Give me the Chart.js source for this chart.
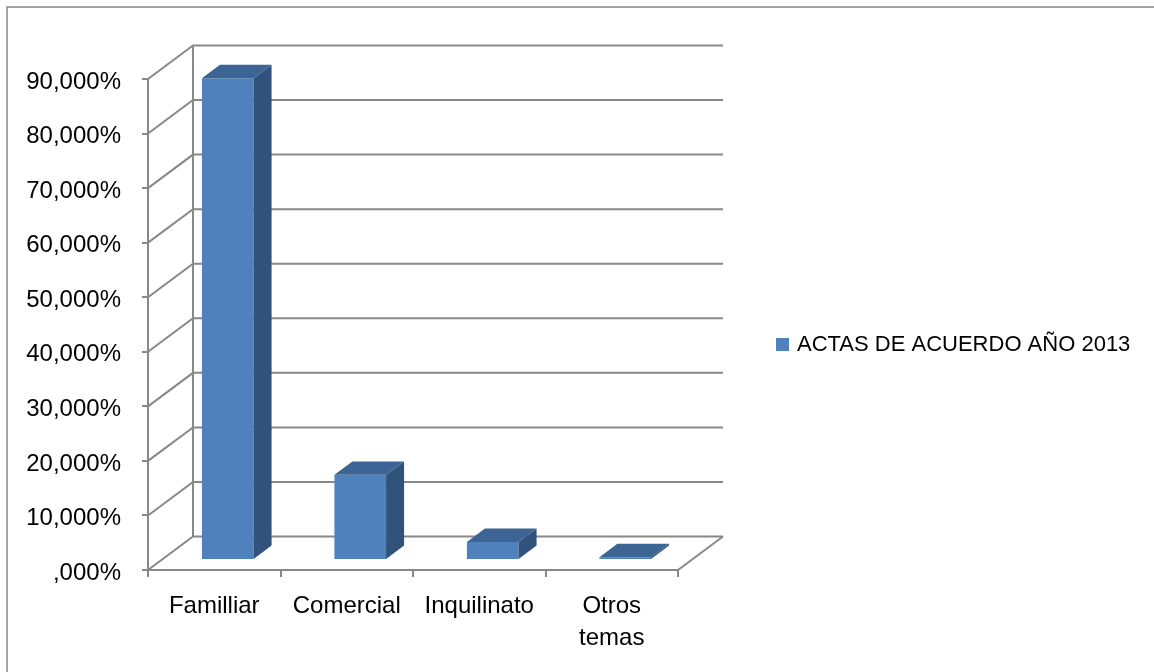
<!DOCTYPE html>
<html>
<head>
<meta charset="utf-8">
<title>Actas de acuerdo 2013</title>
<script src="https://cdn.jsdelivr.net/npm/chart.js@4.4.1/dist/chart.umd.min.js"></script>
<style>
    html, body { margin: 0; padding: 0; background: #fff; }
    canvas { display: block; }
</style>
</head>
<body>
<canvas id="actasChart" width="1154" height="672"></canvas>
<script>
// Data
const categories = ['Familliar', 'Comercial', 'Inquilinato', ['Otros', 'temas']];
const seriesLabel = 'ACTAS DE ACUERDO AÑO 2013';
const seriesValues = [88.3, 15.6, 3.3, 0.5];
const tickLabels = [',000%', '10,000%', '20,000%', '30,000%', '40,000%', '50,000%', '60,000%', '70,000%', '80,000%', '90,000%'];

// 3D look
const DEPTH_X = 45;
const DEPTH_Y = -33.5;
const BAR_FRONT = 0.3;
const BAR_BACK = 0.7;
const LINE_COLOR = '#888888';
const FRONT_COLOR = '#4f81bd';
const TOP_COLOR = '#3c6494';
const SIDE_COLOR = '#30527b';

function line(ctx, pts) {
    ctx.beginPath();
    ctx.moveTo(pts[0][0], pts[0][1]);
    for (let i = 1; i < pts.length; i++) ctx.lineTo(pts[i][0], pts[i][1]);
    ctx.stroke();
}

function poly(ctx, pts, color) {
    ctx.beginPath();
    ctx.moveTo(pts[0][0], pts[0][1]);
    for (let i = 1; i < pts.length; i++) ctx.lineTo(pts[i][0], pts[i][1]);
    ctx.closePath();
    ctx.fillStyle = color;
    ctx.fill();
}

const box3d = {
    id: 'box3d',
    beforeDraw(chart) {
        // frame around the chart
        const ctx = chart.ctx;
        ctx.save();
        ctx.strokeStyle = LINE_COLOR;
        ctx.lineWidth = 1.5;
        line(ctx, [[7, chart.height], [7, 7], [chart.width, 7]]);
        ctx.restore();
    },
    beforeDatasetsDraw(chart) {
        const ctx = chart.ctx;
        const area = chart.chartArea;
        const y = chart.scales.y;

        ctx.save();
        ctx.strokeStyle = LINE_COLOR;
        ctx.lineWidth = 2;

        // side wall and back wall gridlines
        y.ticks.forEach(function (t) {
            const py = y.getPixelForValue(t.value);
            line(ctx, [[area.left, py], [area.left + DEPTH_X, py + DEPTH_Y], [area.right + DEPTH_X, py + DEPTH_Y]]);
        });
        line(ctx, [[area.left + DEPTH_X, area.top + DEPTH_Y], [area.left + DEPTH_X, area.bottom + DEPTH_Y]]);
        line(ctx, [[area.right, area.bottom], [area.right + DEPTH_X, area.bottom + DEPTH_Y]]);

        // bars as boxes
        const meta = chart.getDatasetMeta(0);
        const fx = DEPTH_X * BAR_FRONT, fy = DEPTH_Y * BAR_FRONT;
        const dx = DEPTH_X * (BAR_BACK - BAR_FRONT), dy = DEPTH_Y * (BAR_BACK - BAR_FRONT);
        meta.data.forEach(function (bar) {
            const p = bar.getProps(['x', 'y', 'base', 'width'], true);
            const x0 = p.x - p.width / 2 + fx;
            const x1 = p.x + p.width / 2 + fx;
            const yt = p.y + fy;
            const yb = p.base + fy;
            poly(ctx, [[x0, yt], [x1, yt], [x1, yb], [x0, yb]], FRONT_COLOR);
            poly(ctx, [[x1, yt], [x1 + dx, yt + dy], [x1 + dx, yb + dy], [x1, yb]], SIDE_COLOR);
            poly(ctx, [[x0, yt], [x1, yt], [x1 + dx, yt + dy], [x0 + dx, yt + dy]], TOP_COLOR);
        });
        ctx.restore();
        return false;
    },
    afterDraw(chart) {
        // legend
        const ctx = chart.ctx;
        ctx.save();
        ctx.fillStyle = FRONT_COLOR;
        ctx.fillRect(776, 338, 13, 13);
        ctx.fillStyle = '#000';
        ctx.font = '22px "Liberation Sans", Arial, sans-serif';
        ctx.textBaseline = 'middle';
        ctx.fillText(chart.data.datasets[0].label, 797, 345);
        ctx.restore();
    }
};

Chart.defaults.font.family = '"Liberation Sans", Arial, sans-serif';
Chart.defaults.font.size = 24;
Chart.defaults.color = '#000';

new Chart(document.getElementById('actasChart').getContext('2d'), {
    type: 'bar',
    data: {
        labels: categories,
        datasets: [{
            label: seriesLabel,
            data: seriesValues,
            backgroundColor: FRONT_COLOR,
            barPercentage: 0.39,
            categoryPercentage: 1
        }]
    },
    options: {
        responsive: false,
        animation: false,
        layout: { padding: { left: 0, right: 476, top: 79, bottom: 0 } },
        plugins: {
            legend: { display: false },
            tooltip: { enabled: false }
        },
        scales: {
            x: {
                offset: true,
                grid: { offset: true, drawOnChartArea: false, drawTicks: true, tickLength: 7, color: LINE_COLOR, lineWidth: 2 },
                border: { display: true, color: LINE_COLOR, width: 2 },
                ticks: { padding: 14, maxRotation: 0, autoSkip: false, font: { size: 24, lineHeight: 1.32 } },
                afterFit: function (scale) { scale.height = 102; }
            },
            y: {
                min: 0,
                max: 90,
                ticks: {
                    stepSize: 10,
                    padding: 21,
                    labelOffset: 3,
                    callback: function (value, index) { return tickLabels[index]; }
                },
                grid: { drawOnChartArea: false, drawTicks: true, tickLength: 6, color: LINE_COLOR, lineWidth: 2 },
                border: { display: true, color: LINE_COLOR, width: 2 },
                afterFit: function (scale) { scale.width = 148; }
            }
        }
    },
    plugins: [box3d]
});
</script>
</body>
</html>
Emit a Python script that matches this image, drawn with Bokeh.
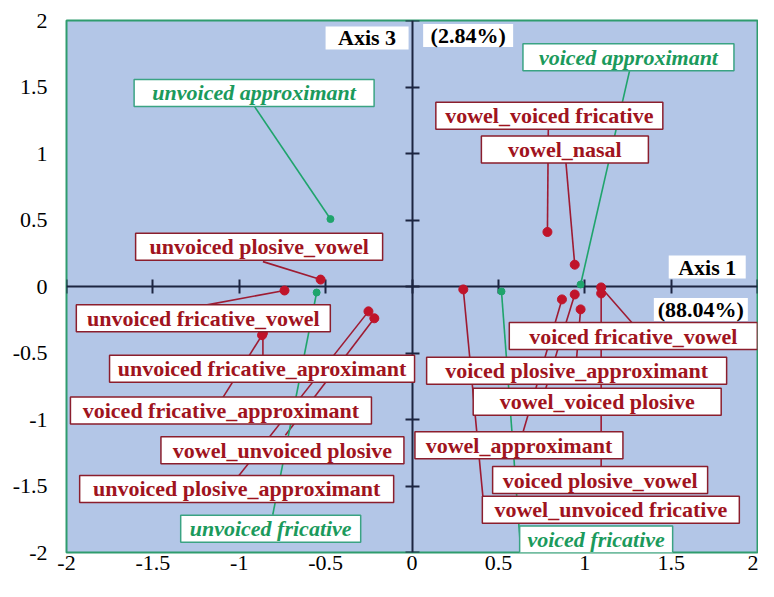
from bokeh.plotting import figure
from bokeh.models import LinearAxis, FixedTicker, CustomJSTickFormatter, ColumnDataSource
from bokeh.core.properties import value
from bokeh.embed import file_html
from bokeh.resources import INLINE

# ---------------- data ----------------
tick_values = [-2, -1.5, -1, -0.5, 0, 0.5, 1, 1.5, 2]

green_names = ["unvoiced approximant", "voiced approximant", "unvoiced fricative", "voiced fricative"]
green_x = [-0.472, 0.976, -0.552, 0.518]
green_y = [0.507, 0.015, -0.045, -0.037]

red_names = [
    "unvoiced plosive_vowel", "unvoiced fricative_vowel", "unvoiced fricative_aproximant",
    "voiced fricative_approximant", "unvoiced plosive_approximant", "vowel_unvoiced plosive",
    "vowel_voiced fricative", "vowel_nasal", "voiced fricative_vowel",
    "voiced plosive_approximant", "vowel_voiced plosive", "vowel_approximant",
    "voiced plosive_vowel", "vowel_unvoiced fricative",
]
red_x = [-0.529, -0.738, -0.863, -0.868, -0.252, -0.218, 0.784, 0.942, 1.095, 0.976, 0.942, 0.868, 1.095, 0.297]
red_y = [0.052, -0.030, -0.351, -0.366, -0.187, -0.239, 0.410, 0.164, -0.007, -0.172, -0.060, -0.097, -0.052, -0.022]

axis1_title, axis1_share = "Axis 1", "(88.04%)"
axis3_title, axis3_share = "Axis 3", "(2.84%)"

# ---------------- label layout (positions of the label boxes) ----------------
green_label_x = [-0.914, 1.253, -0.818, 1.066]
green_label_y = [1.455, 1.724, -1.821, -1.903]
green_leader_x = [-0.914, 1.259, -0.806, 0.625]
green_leader_y = [1.358, 1.619, -1.716, -1.903]
green_box_w = [240, 211, 180, 153]

red_label_x = [-0.885, -1.208, -0.868, -1.106, -1.015, -0.750, 0.795, 0.885, 1.281, 0.953, 1.072, 0.619, 1.089, 1.151]
red_label_y = [0.299, -0.239, -0.619, -0.933, -1.522, -1.231, 1.284, 1.030, -0.373, -0.634, -0.866, -1.194, -1.455, -1.679]
red_leader_x = [-0.863, -1.202, -0.863, -1.095, -1.004, -0.733, 0.789, 0.891, 1.276, 0.953, 0.772, 0.642, 1.095, 0.416]
red_leader_y = [0.187, -0.142, -0.522, -0.836, -1.425, -1.119, 1.179, 0.933, -0.276, -0.537, -0.776, -1.097, -1.358, -1.657]
red_box_w = [247, 254, 305, 301, 314, 243, 227, 167, 248, 300, 248, 208, 215, 257]

title_text = [axis3_title, axis3_share, axis1_title, axis1_share]
title_x = [-0.260, 0.325, 1.709, 1.672]
title_y = [1.869, 1.888, 0.146, -0.172]
title_box_w = [83, 90, 77, 94]

# ---------------- styles ----------------
BG = "#b3c6e7"
FRAME = "#2f9c6e"
AXIS = "#1c2541"
RED_LINE = "#9e1b32"
RED_PT = "#c0142a"
RED_TXT = "#a0141e"
RED_BOX = "#8b1e2d"
GREEN_LINE = "#1fa46c"
GREEN_TXT = "#1b9a5c"
GREEN_BOX = "#3aa383"
FONT = "Liberation Serif"

p = figure(width=758, height=581, x_range=(-2, 2), y_range=(-2, 2),
           output_backend="svg", toolbar_location=None,
           min_border_left=66, min_border_right=1, min_border_top=20, min_border_bottom=29)
p.background_fill_color = BG
p.border_fill_color = "white"
p.outline_line_color = FRAME
p.outline_line_width = 2
p.grid.visible = False

fmt = CustomJSTickFormatter(code="return tick.toString();")
for ax in (p.xaxis[0], p.yaxis[0]):
    ax.ticker = FixedTicker(ticks=tick_values)
    ax.formatter = fmt
    ax.axis_line_color = None
    ax.major_tick_line_color = None
    ax.minor_tick_line_color = None
    ax.major_tick_in = 0
    ax.major_tick_out = 0
    ax.major_label_text_font = FONT
    ax.major_label_text_font_size = "22px"
    ax.major_label_text_color = "black"
p.xaxis[0].major_label_standoff = 3
p.yaxis[0].major_label_standoff = 19

# central axes crossing at the origin
for side in ("below", "left"):
    ax = LinearAxis(fixed_location=0, ticker=FixedTicker(ticks=tick_values),
                    major_tick_in=7, major_tick_out=7,
                    axis_line_color=AXIS, axis_line_width=2,
                    major_tick_line_color=AXIS, major_tick_line_width=2,
                    minor_tick_line_color=None,
                    major_label_text_font_size="0px", level="underlay")
    p.add_layout(ax, side)

green_src = ColumnDataSource(dict(name=green_names, x=green_x, y=green_y,
                                  lx=green_label_x, ly=green_label_y,
                                  ex=green_leader_x, ey=green_leader_y, bw=green_box_w))
red_src = ColumnDataSource(dict(name=red_names, x=red_x, y=red_y,
                                lx=red_label_x, ly=red_label_y,
                                ex=red_leader_x, ey=red_leader_y, bw=red_box_w))
title_src = ColumnDataSource(dict(name=title_text, lx=title_x, ly=title_y, bw=title_box_w))

# leader lines
p.segment(x0="x", y0="y", x1="ex", y1="ey", source=red_src, line_color=RED_LINE, line_width=1.6)
p.segment(x0="x", y0="y", x1="ex", y1="ey", source=green_src, line_color=GREEN_LINE, line_width=1.6)

# points
p.scatter(x="x", y="y", source=red_src, size=9, fill_color=RED_PT, line_color=RED_PT)
p.scatter(x="x", y="y", source=green_src, size=7, fill_color=GREEN_LINE, line_color=GREEN_LINE)

# label boxes
p.rect(x="lx", y="ly", width="bw", height=27, width_units="screen", height_units="screen",
       source=red_src, fill_color="white", line_color=RED_BOX, line_width=1.5)
p.rect(x="lx", y="ly", width="bw", height=27, width_units="screen", height_units="screen",
       source=green_src, fill_color="white", line_color=GREEN_BOX, line_width=1.5)
p.rect(x="lx", y="ly", width="bw", height=23, width_units="screen", height_units="screen",
       source=title_src, fill_color="white", line_color=None)

# label texts
p.text(x="lx", y="ly", text="name", source=red_src, text_font=value(FONT), text_font_style="bold",
       text_font_size="22px", text_color=RED_TXT, text_align="center", text_baseline="middle")
p.text(x="lx", y="ly", text="name", source=green_src, text_font=value(FONT), text_font_style="bold italic",
       text_font_size="22px", text_color=GREEN_TXT, text_align="center", text_baseline="middle")
p.text(x="lx", y="ly", text="name", source=title_src, text_font=value(FONT), text_font_style="bold",
       text_font_size="22px", text_color="black", text_align="center", text_baseline="middle")

open("out.html", "w").write(file_html(p, INLINE))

What is being asked:
Above are the records. Copy only the lines from the one with "Emit a Python" through the one with "green_y = [0.507, 0.015, -0.045, -0.037]", exactly, with no pictures.

Exercise solution:
Emit a Python script that matches this image, drawn with Bokeh.
from bokeh.plotting import figure
from bokeh.models import LinearAxis, FixedTicker, CustomJSTickFormatter, ColumnDataSource
from bokeh.core.properties import value
from bokeh.embed import file_html
from bokeh.resources import INLINE

# ---------------- data ----------------
tick_values = [-2, -1.5, -1, -0.5, 0, 0.5, 1, 1.5, 2]

green_names = ["unvoiced approximant", "voiced approximant", "unvoiced fricative", "voiced fricative"]
green_x = [-0.472, 0.976, -0.552, 0.518]
green_y = [0.507, 0.015, -0.045, -0.037]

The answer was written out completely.